Le commandant Azzedine admet qu’en 1961 déjà, les chefs de l’état-major général de l’ALN dont il faisait partie ne voyaient personne d’autre que Bouteflika pour leur servir d’émissaire auprès des cinq leaders du FLN détenus à Aulnoy. «Il était le plus instruit, le plus à même de savoir parler aux ministres du GPRA. On ne voyait pas quelqu’un d’autre…».
Bouteflika bénéficiera également de cette préséance intellectuelle en décembre 1978 quand il décrocha le privilège de prononcer l’oraison funèbre en l’honneur de Boumediène, «les autres membres du Conseil de la Révolution, tous plus ou moins handicapés de la langue» étant bien contents de lui laisser la corvée, selon l’innocente formule du général Nezzar.
Il faut dire, à la décharge des généraux, que la fable du diplomate exceptionnel s’était puissamment installée dans les esprits depuis trente ans. Et le talent de Bouteflika à savoir exploiter pour lui la grandeur de l’Algérie postrévolutionnaire y est pour beaucoup. Bouteflika s’est habilement placé au centre d’une révolution qui, avec le prestige du GPRA et la guerre de libération, produisait sa propre célébrité. Il accrocha son nom à «l’Algérie, Mecque des révolutionnaires» et au «dialogue Nord-Sud» comme un jeune en rollers s’accrocherait à un camion pour en bénéficier de la puissance motrice. Il a su saisir l’opportunité pour se construire une image de grand diplomate.
L’illustration viendra de New York où Abdelaziz Bouteflika présidera, au nom de l’Algérie, les travaux de la 29e session de l’Assemblée générale des Nations unies en octobre 1974.

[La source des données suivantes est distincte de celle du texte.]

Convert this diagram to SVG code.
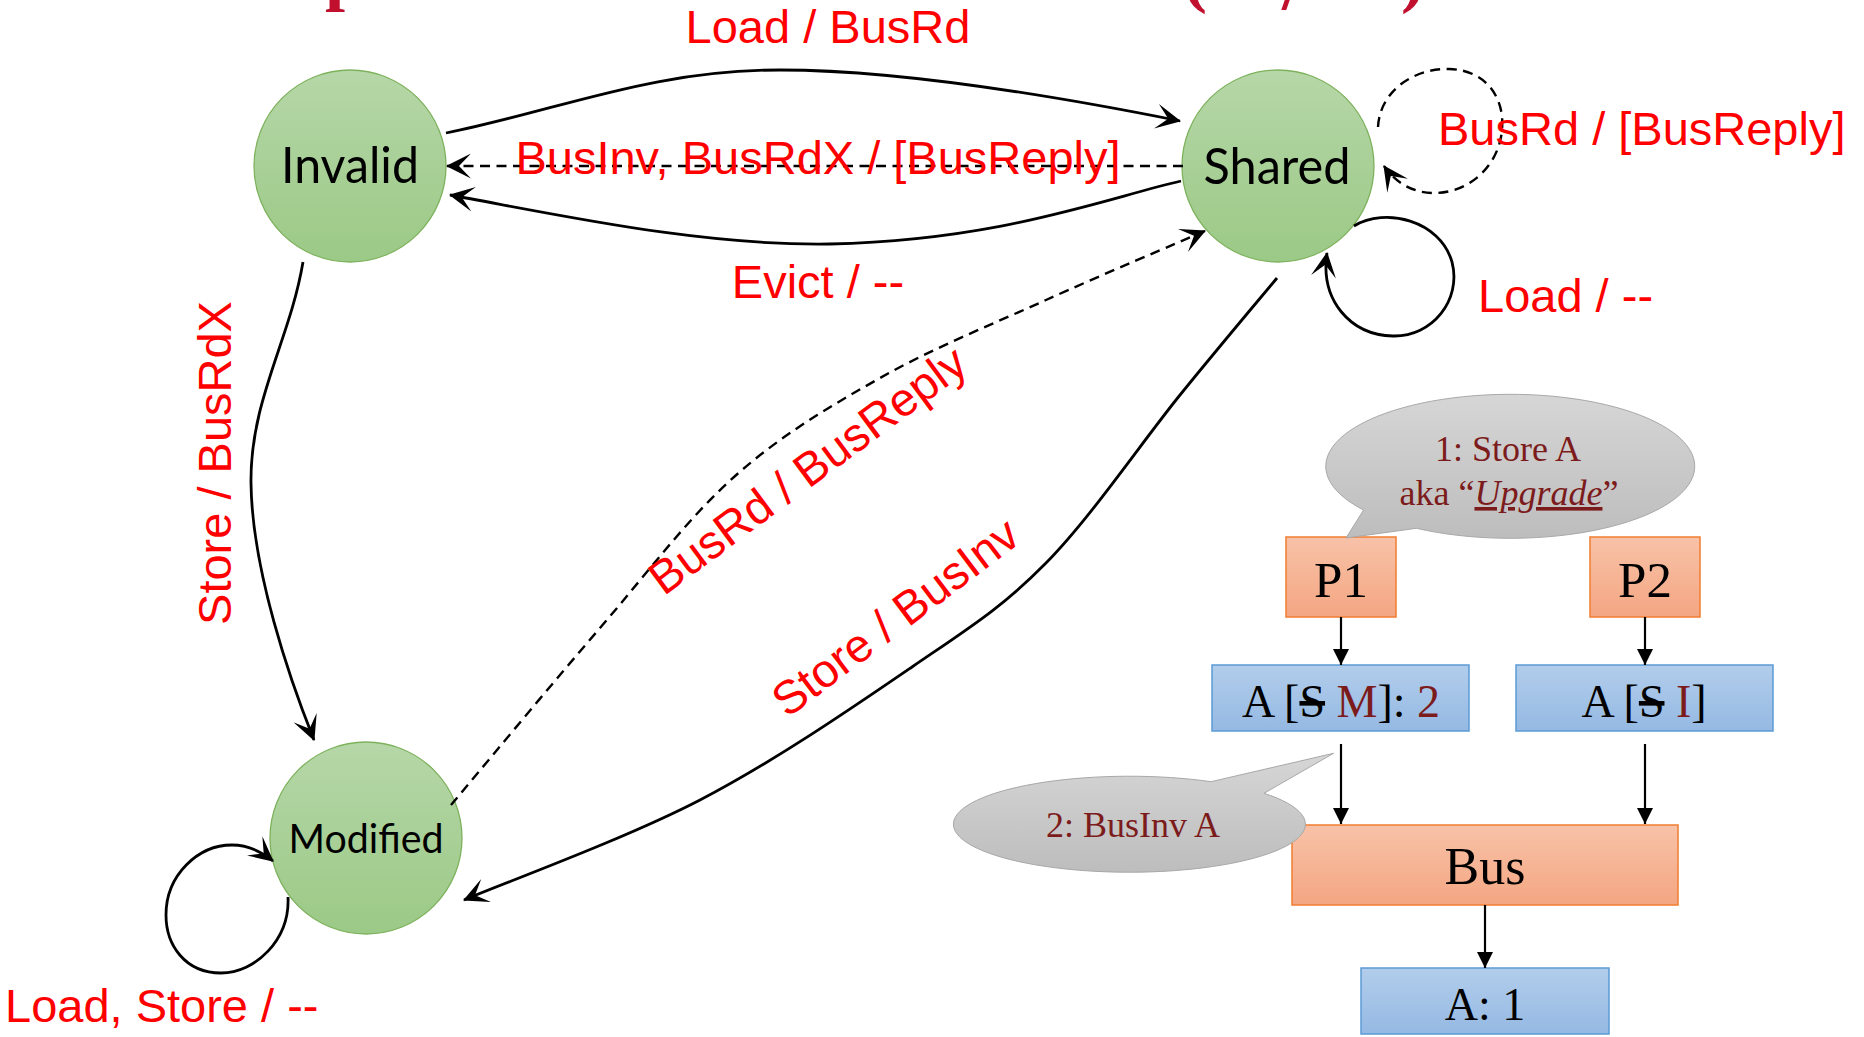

Il fera de ce grand moment de la diplomatie algérienne une occasion de se singulariser, se comportant comme si c’était l’homme Abdelaziz Bouteflika qui avait été élu à la tribune de l’ONU et non l’Algérie. Le procédé aux Nations unies est pourtant ancien, qui consiste à faire présider chaque année l’Assemblée générale par un pays différent. Cette année-là était venu le tour de l’Algérie et l’exercice d’après verra le Togo présider l’auguste réunion mondiale.